For future reference, at the end of March the main identified issues are:

  • There are still a number of bugs.
  • The JIT warm-up time is abysmal.
  • The GC is missing a number of optimizations that are present in a regular PyPy.
  • Destructors are not supported (__del__() methods).
  • The STM bookkeeping logic could see more improvements.
  • Forking the process is slow.
  • We don't foresee particularly high conflict rates in regular multithreaded programs, but this assertion needs to be checked and possibly some heuristics improved.

Fixing all these issues is required before we can confidently say that PyPy-TM is an out-of-the-box replacement of a regular PyPy which gives speed-ups over the regular PyPy independently of the Python program it runs, as long as it is using at least two threads.

Goal 2

This goal contains the various new features needed to use multiple cores without explicitly using multithreading; in other words, the new APIs and libraries accessible from Python programs that want to make use of this benefit.

This goal requires good support for very-long-running transactions, started with the with atomic construct documented here. This approach hides the notion of threads from the end programmer, including all the hard multithreading-related issues. This is not the first alternative approach to explicit threads; for example, OpenMP is one. However, it is one of the first ones which does not require the code to be organized in a particular fashion. Instead, it works on any Python program which has got latent, imperfect parallelism. Ideally, it only requires that the end programmer identifies where this parallelism is likely to be found, and communicates it to the system, using some lightweight library on top of with atomic.

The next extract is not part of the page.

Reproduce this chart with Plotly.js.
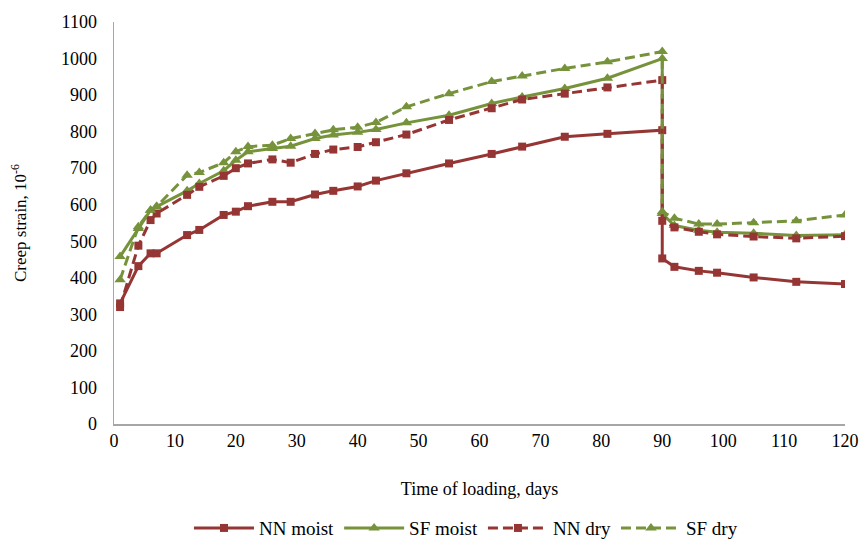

However, this introduces new issues. The main one is that by forcing transactions to be longer, “conflicts” will become more common, up to the point of partially or completely offsetting the benefit of using PyPy-TM in the first place.

So the programmer using PyPy-TM needs a way to get feedback about what conflicts we get in these long-running transactions, and where they are produced. A first step will be to implement getting “tracebacks” that point to the places where the most time is lost. This could be later integrated into some “profiler”-like variant where we can navigate the conflicts, either in a live program or based on data logs.

Some of these conflicts can be solved by improving PyPy-TM directly. The system works on the granularity of objects and doesn't generate false conflicts, but some conflicts may be regarded as “false” anyway: these involve most importantly the built-in dictionary type, for which we would like accesses and writes using independent keys to be truly independent. Other built-in data structures have a similar issue, like lists: ideally, writes to different indexes should not cause conflicts; but more generally, we would need a mechanism, possibly under the control of the application, to do things like append an item to a list in a “delayed” manner, to avoid conflicts.

Similarly, we might need a way to delay some I/O: doing it only at the end of the transaction rather than immediately, in order to prevent the whole transaction from turning inevitable.

The goal 2 is thus the development of tools to inspect and fix the causes of conflicts, as well as fixing the ones that are apparent inside PyPy-TM directly.

Goal 3

The third goal is to look at some existing event-based frameworks (for example Twisted, Tornado, Stackless, gevent, …) and attempt to make them use threads and atomic sections internally. We would appreciate help and feedback from people more involved in these frameworks, of course.

The idea is to apply the techniques described in the goal 2 until we get a version of framework X which can transparently parallelize the dispatching and execution of multiple events. This might require some slight reorganization of the core in order to split the I/O and the actual logic into separate transactions.

Funding

We forecast that goal 1 and a good chunk of goal 2 should be reached in around 6 months of work. The remaining parts of goal 2 as well as goal 3 are likely to be more open-ended jobs. We will go with a total estimate of two years in order to get a final, well-tested PyPy-STM with stable performance. The amount sought by this fundraising campaign is USD$80'000, corresponding to one half-time job for 16 months (1200 hours at $60/hour plus 10% overhead).

Benefits of This Work to the Python Community and the General Public

Python has become one of the most popular dynamic programming languages in the world. Web developers, educators, and scientific programmers alike all value Python because Python code is often more readable and because Python often increases programmer productivity.

Traditionally, languages like Python ran more slowly than static, compiled languages; Python developers chose to sacrifice execution speed for ease of programming. The PyPy project created a substantially improved Python language implementation, including a fast Just-in-time (JIT) compiler. The increased execution speed that PyPy provides has attracted many users, who now find their Python code runs between 2 and 50 times faster under PyPy than under the reference implementation written in C.

However, in the presence of today's machines with multiple processors, Python progress lags behind. The issue has been described in the introduction: developers that really need to use multiple CPUs are constrained to select and use one of the multi-process solutions that are all in some way or another hacks requiring extra knowledge and efforts to use. The focus of the work described in this proposal is to offer an alternative in the core of the Python language — an alternative that can naturally integrate with the rest of the program. This alternative is implemented in PyPy.

PyPy's developers make all PyPy software available to the public without charge, under PyPy's Open Source copyright license, the permissive MIT License. PyPy's license assures that PyPy is equally available to everyone freely on terms that allow both non-commercial and commercial activity. This license allows for academics, for-profit software developers, volunteers and enthusiasts alike to collaborate together to make a better Python implementation for everyone.

PyPy-TM is and continues to be available under the same license. Being licensed freely to the general public means that opportunities to use, improve and learn about how Transactional Memory works itself will be generally available to everyone.